Prof. Kjeldsen araştırmasında hücrelerin verdiği tepki açısından, gümüş nanopartiküllere tek başına maruz kalmasıyla, gümüş nanopartiküller ile birlikte kadmiyum iyonlarının oluşturduğu karışıma birlikte maruz kalması arasında önemli farklar olduğunu gözlemlemiş. Sadece kadmiyum iyonlarına maruz kalan hücrelerden 12 tanesinin, sadece gümüş nanopartiküllere maruz kalan hücrelerden 25 tanesinin, karışıma maruz kalan hücrelerin ise 75 tanesinin öldüğünü tespit etmiş.
Prof. Kjeldsen: Yasal düzenleme gerekiyor
Prof. Kjeldsen bu alanda çoğu araştırmanın sadece yalıtılmış nanopartiküller üzerine yapıldığını ve araştırmaların belirli komponentlerle etkileşimlerinin hesaba katılması gerektiğini söylüyor. Ayrıca birçok ülkede nanopartikül teknolojisi yaygın olarak kullanılmasına rağmen bu konuda her hangi bir yasal düzenlemenin olmadığına, bu yüzden çevreye ne kadar nanopartikül salındığının ölçülmesine imkân olmadığına vurgu yapıyor.
Prof.

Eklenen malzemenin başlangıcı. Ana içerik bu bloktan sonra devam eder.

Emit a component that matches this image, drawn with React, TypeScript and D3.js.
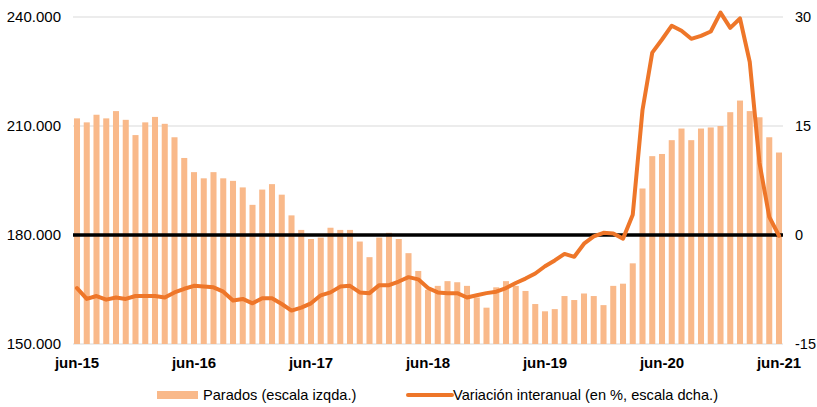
import * as d3 from 'd3';

// Parados (escala izqda.), jun-15 .. jun-21, monthly
const parados = [
  212100, 211000, 213100, 212100, 214100, 211700, 207500, 211000, 212500, 210600, 206900, 201200,
  197300, 195600, 197300, 195600, 194900, 193100, 188300, 192500, 194000, 191100, 185400, 181400,
  178900, 179300, 182000, 181400, 181400, 178200, 173900, 179300, 180600, 178900, 175000, 170100,
  164900, 166000, 167300, 167000, 166000, 162800, 160000, 165600, 167300, 166000, 164600, 161000,
  159000, 159600, 163200, 162100, 163900, 163200, 160700, 166000, 166600, 172200, 192800, 201700,
  202300, 206100, 209300, 206100, 209300, 209600, 210000, 213800, 217000, 214100, 212400, 206900,
  202700,
];

// Variación interanual (en %, escala dcha.)
const variacion = [
  -7.3, -8.8, -8.4, -8.9, -8.6, -8.8, -8.4, -8.4, -8.4, -8.6, -7.9, -7.4,
  -7.0, -7.1, -7.2, -7.8, -9.0, -8.8, -9.4, -8.7, -8.7, -9.5, -10.4, -10.0,
  -9.4, -8.3, -7.9, -7.1, -7.0, -7.9, -8.0, -6.9, -6.9, -6.4, -5.8, -6.1,
  -7.3, -7.9, -8.0, -8.0, -8.6, -8.3, -8.0, -7.8, -7.3, -6.6, -6.0, -5.3,
  -4.3, -3.5, -2.6, -3.0, -1.2, -0.2, 0.3, 0.2, -0.5, 2.8, 17.2, 25.1,
  26.9, 28.8, 28.1, 27.0, 27.4, 28.0, 30.6, 28.5, 29.8, 23.8, 9.9, 2.5,
  -0.1,
];

const tickLabels = ['jun-15', 'jun-16', 'jun-17', 'jun-18', 'jun-19', 'jun-20', 'jun-21'];
const leftTicks = [150000, 180000, 210000, 240000];
const rightTicks = [-15, 0, 15, 30];
const legendLabels = ['Parados (escala izqda.)', 'Variación interanual (en %, escala dcha.)'];

const months = d3.range(parados.length);

const W = 817;
const H = 407;
const plot = { left: 73, right: 783, top: 17, bottom: 344 };
const barColor = '#f9b98a';
const lineColor = '#ee7629';
const font = '"Liberation Sans", Arial, sans-serif';

export default function App() {
  const x = d3.scaleBand<number>()
    .domain(months)
    .range([plot.left, plot.right])
    .paddingInner(0.38)
    .paddingOuter(0.1);

  const yLeft = d3.scaleLinear().domain([150000, 240000]).range([plot.bottom, plot.top]);
  const yRight = d3.scaleLinear().domain([-15, 30]).range([plot.bottom, plot.top]);

  const cx = (i: number) => (x(i) ?? 0) + x.bandwidth() / 2;
  const fmt = (v: number) => d3.format(',')(v).replace(/,/g, '.');

  const linePath = d3.line<number>()
    .x((_, i) => cx(i))
    .y((d) => yRight(d))(variacion);

  return (
    <svg width={W} height={H} style={{ position: 'absolute', left: 0, top: 0, background: '#fff' }} fontFamily={font}>
      {/* grid */}
      {leftTicks.filter((t) => t !== 180000).map((t) => (
        <line key={t} x1={plot.left} x2={plot.right} y1={yLeft(t)} y2={yLeft(t)} stroke="#d9d9d9" strokeWidth={1} />
      ))}

      {/* bars */}
      {parados.map((v, i) => (
        <rect key={i} x={x(i)} y={yLeft(v)} width={x.bandwidth()} height={yLeft(150000) - yLeft(v)} fill={barColor} />
      ))}

      {/* zero line */}
      <line x1={plot.left} x2={plot.right} y1={yRight(0)} y2={yRight(0)} stroke="#000" strokeWidth={3.5} />

      <path d={linePath ?? ''} fill="none" stroke={lineColor} strokeWidth={4} strokeLinejoin="round" strokeLinecap="round" />

      {/* left axis */}
      {leftTicks.map((t) => (
        <text key={t} x={61} y={yLeft(t)} dy="0.35em" textAnchor="end" fontSize={15} fill="#000">{fmt(t)}</text>
      ))}

      {/* right axis */}
      {rightTicks.map((t) => (
        <text key={t} x={795} y={yRight(t)} dy="0.35em" textAnchor="start" fontSize={14.5} fill="#000">{t}</text>
      ))}

      {/* x labels */}
      {tickLabels.map((lab, k) => (
        <text key={lab} x={cx(k * 12)} y={368} textAnchor="middle" fontSize={15} fontWeight="bold" fill="#000">{lab}</text>
      ))}

      {/* legend */}
      <rect x={157} y={391} width={41} height={8} fill={barColor} />
      <text x={203} y={400} fontSize={14.6} fill="#000">{legendLabels[0]}</text>
      <line x1={408} x2={452} y1={395} y2={395} stroke={lineColor} strokeWidth={4} strokeLinecap="round" />
      <text x={453} y={400} fontSize={14.6} fill="#000">{legendLabels[1]}</text>
    </svg>
  );
}
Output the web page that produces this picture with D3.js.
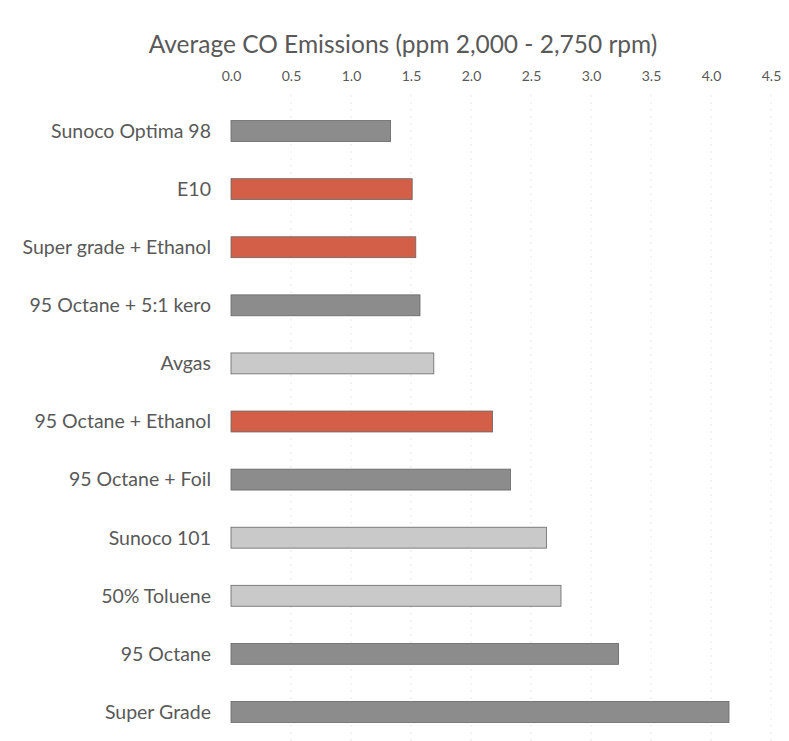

Kjeldsen liderliğindeki bir başka çalışmada ise gümüş nanopartiküllerin hücrede serbest radikallerin oluşmasına yol açtığı ve bu serbest radikallerin hücredeki proteinlerin yapısında ve miktarında değişikliklere yol açtığı gözlenmiş. Alzheimer ve Parkinson gibi bazı rahatsızlıkların hücredeki serbest radikallerin miktarıyla ilişkili olduğu ise bilinen bir gerçektir.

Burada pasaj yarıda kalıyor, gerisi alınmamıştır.